Stated task ▸
Output, please, exactly those lines of the listing that come before the line with "cutoffs = [28, 5, 10, 12.8, 2]", along with that line itself.

— Begin Given data —

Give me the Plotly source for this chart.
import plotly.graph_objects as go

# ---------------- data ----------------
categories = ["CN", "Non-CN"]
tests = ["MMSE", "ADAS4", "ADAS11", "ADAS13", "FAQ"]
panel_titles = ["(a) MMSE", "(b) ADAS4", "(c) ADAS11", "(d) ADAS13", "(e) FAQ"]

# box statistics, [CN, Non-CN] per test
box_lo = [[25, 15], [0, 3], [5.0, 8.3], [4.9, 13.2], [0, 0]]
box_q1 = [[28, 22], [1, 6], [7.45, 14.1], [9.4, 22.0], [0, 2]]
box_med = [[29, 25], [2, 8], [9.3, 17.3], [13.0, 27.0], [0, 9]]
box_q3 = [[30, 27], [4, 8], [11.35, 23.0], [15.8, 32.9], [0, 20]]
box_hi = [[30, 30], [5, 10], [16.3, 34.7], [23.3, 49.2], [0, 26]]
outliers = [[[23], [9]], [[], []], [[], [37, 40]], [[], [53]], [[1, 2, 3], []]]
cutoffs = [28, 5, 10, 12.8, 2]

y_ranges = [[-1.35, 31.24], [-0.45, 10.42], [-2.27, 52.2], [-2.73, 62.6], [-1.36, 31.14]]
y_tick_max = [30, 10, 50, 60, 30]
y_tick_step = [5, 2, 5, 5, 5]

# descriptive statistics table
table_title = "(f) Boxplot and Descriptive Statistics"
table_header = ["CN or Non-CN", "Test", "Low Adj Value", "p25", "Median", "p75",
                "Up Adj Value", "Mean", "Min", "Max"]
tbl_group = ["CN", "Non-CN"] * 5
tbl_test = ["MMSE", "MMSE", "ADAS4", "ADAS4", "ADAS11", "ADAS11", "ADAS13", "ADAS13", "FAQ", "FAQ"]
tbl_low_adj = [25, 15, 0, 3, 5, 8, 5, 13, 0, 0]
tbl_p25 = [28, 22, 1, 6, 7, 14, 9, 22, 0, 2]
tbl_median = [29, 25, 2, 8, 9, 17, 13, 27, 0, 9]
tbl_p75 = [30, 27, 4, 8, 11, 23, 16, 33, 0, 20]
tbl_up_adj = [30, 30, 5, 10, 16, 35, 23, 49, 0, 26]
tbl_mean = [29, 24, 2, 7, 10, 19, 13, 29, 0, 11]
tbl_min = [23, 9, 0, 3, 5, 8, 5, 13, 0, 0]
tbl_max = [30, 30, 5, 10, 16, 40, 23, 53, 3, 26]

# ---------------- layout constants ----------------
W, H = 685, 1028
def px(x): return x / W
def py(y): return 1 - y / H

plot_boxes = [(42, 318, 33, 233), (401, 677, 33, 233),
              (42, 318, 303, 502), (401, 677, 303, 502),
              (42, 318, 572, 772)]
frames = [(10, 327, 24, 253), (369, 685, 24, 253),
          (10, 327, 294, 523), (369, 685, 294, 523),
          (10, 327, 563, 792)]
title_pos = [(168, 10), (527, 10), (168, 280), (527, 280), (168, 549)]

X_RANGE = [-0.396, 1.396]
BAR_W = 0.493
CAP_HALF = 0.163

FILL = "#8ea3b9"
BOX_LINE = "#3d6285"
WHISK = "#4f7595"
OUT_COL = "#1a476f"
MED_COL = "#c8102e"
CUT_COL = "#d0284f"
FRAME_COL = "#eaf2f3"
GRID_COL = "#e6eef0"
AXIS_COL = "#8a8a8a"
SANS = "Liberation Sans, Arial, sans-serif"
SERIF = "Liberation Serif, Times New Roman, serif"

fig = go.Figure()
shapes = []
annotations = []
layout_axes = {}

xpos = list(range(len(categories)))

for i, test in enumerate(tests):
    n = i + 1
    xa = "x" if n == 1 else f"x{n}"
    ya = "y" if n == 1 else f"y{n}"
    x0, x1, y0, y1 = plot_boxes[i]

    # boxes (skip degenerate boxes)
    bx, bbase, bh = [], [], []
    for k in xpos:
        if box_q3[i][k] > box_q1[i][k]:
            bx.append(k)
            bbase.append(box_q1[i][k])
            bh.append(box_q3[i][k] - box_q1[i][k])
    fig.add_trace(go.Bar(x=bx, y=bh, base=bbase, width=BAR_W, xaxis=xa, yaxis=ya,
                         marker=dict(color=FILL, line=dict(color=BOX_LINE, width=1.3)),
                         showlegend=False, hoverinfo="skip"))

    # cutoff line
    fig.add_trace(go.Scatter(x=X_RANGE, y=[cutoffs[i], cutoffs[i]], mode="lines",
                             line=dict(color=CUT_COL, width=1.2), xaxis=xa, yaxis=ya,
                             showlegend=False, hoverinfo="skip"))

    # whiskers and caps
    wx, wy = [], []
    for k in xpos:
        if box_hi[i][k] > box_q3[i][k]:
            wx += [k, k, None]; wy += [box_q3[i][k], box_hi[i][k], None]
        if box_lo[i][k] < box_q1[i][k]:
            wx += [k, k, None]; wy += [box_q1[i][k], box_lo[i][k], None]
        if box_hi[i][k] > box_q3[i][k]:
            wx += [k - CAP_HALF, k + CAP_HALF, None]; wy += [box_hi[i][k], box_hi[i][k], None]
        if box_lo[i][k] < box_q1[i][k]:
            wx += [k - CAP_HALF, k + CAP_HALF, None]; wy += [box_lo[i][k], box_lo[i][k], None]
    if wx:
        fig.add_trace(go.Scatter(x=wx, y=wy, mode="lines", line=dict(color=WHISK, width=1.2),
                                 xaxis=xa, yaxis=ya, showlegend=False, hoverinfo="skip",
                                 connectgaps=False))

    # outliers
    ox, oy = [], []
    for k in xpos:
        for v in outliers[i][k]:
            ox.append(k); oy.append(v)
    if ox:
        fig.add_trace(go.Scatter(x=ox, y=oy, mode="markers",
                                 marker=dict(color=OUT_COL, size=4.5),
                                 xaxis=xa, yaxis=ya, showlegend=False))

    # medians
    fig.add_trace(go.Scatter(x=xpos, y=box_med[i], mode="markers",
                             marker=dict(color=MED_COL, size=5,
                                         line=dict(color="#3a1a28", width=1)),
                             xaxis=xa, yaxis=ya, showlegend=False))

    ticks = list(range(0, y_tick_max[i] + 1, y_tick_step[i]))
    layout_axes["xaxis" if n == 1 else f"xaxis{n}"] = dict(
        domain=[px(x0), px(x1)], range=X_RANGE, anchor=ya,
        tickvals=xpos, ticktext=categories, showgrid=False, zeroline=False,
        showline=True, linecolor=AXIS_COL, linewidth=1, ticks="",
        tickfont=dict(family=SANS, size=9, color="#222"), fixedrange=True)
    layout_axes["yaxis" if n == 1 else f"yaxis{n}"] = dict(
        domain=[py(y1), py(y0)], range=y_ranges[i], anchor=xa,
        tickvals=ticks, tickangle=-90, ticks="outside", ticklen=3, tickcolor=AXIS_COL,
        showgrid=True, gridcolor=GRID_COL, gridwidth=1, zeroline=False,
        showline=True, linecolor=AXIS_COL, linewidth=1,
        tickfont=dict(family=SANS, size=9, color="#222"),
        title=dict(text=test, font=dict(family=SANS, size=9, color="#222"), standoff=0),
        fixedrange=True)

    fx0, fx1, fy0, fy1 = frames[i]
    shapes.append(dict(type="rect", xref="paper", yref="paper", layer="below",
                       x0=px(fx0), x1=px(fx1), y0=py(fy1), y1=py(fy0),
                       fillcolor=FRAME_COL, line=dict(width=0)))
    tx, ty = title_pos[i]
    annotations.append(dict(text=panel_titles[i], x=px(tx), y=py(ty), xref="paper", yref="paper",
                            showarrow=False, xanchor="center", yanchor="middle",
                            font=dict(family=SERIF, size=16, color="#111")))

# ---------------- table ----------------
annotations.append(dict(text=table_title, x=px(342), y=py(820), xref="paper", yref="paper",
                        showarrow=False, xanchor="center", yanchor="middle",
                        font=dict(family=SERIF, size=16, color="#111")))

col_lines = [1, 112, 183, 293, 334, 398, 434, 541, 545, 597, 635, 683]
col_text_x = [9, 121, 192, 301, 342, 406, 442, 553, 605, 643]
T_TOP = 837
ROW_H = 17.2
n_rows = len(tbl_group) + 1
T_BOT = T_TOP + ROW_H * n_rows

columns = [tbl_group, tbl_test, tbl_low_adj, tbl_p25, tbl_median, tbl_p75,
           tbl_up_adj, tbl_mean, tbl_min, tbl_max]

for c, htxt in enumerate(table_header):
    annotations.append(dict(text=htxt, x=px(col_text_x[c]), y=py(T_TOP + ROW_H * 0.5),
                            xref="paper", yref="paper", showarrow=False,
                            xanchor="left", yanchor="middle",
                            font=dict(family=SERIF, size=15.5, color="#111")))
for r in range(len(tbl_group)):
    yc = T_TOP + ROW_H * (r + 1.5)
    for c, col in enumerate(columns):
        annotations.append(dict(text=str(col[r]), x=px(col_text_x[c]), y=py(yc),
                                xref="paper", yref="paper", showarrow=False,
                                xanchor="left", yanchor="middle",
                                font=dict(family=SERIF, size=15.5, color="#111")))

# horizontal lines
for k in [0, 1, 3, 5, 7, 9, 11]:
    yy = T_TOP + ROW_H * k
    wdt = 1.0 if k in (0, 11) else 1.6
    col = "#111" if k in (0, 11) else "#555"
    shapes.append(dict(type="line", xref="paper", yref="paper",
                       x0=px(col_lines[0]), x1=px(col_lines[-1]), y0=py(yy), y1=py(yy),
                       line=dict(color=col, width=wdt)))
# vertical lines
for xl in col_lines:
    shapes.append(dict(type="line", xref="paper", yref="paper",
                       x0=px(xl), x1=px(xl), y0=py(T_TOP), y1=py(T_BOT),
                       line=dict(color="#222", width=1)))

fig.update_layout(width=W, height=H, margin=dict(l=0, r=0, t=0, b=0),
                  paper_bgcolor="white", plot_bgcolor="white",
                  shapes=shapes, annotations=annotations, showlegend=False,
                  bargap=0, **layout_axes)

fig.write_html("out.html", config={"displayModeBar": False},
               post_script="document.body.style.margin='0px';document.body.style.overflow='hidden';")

— End Given data —

Task answer ▸
Give me the Plotly source for this chart.
import plotly.graph_objects as go

# ---------------- data ----------------
categories = ["CN", "Non-CN"]
tests = ["MMSE", "ADAS4", "ADAS11", "ADAS13", "FAQ"]
panel_titles = ["(a) MMSE", "(b) ADAS4", "(c) ADAS11", "(d) ADAS13", "(e) FAQ"]

# box statistics, [CN, Non-CN] per test
box_lo = [[25, 15], [0, 3], [5.0, 8.3], [4.9, 13.2], [0, 0]]
box_q1 = [[28, 22], [1, 6], [7.45, 14.1], [9.4, 22.0], [0, 2]]
box_med = [[29, 25], [2, 8], [9.3, 17.3], [13.0, 27.0], [0, 9]]
box_q3 = [[30, 27], [4, 8], [11.35, 23.0], [15.8, 32.9], [0, 20]]
box_hi = [[30, 30], [5, 10], [16.3, 34.7], [23.3, 49.2], [0, 26]]
outliers = [[[23], [9]], [[], []], [[], [37, 40]], [[], [53]], [[1, 2, 3], []]]
cutoffs = [28, 5, 10, 12.8, 2]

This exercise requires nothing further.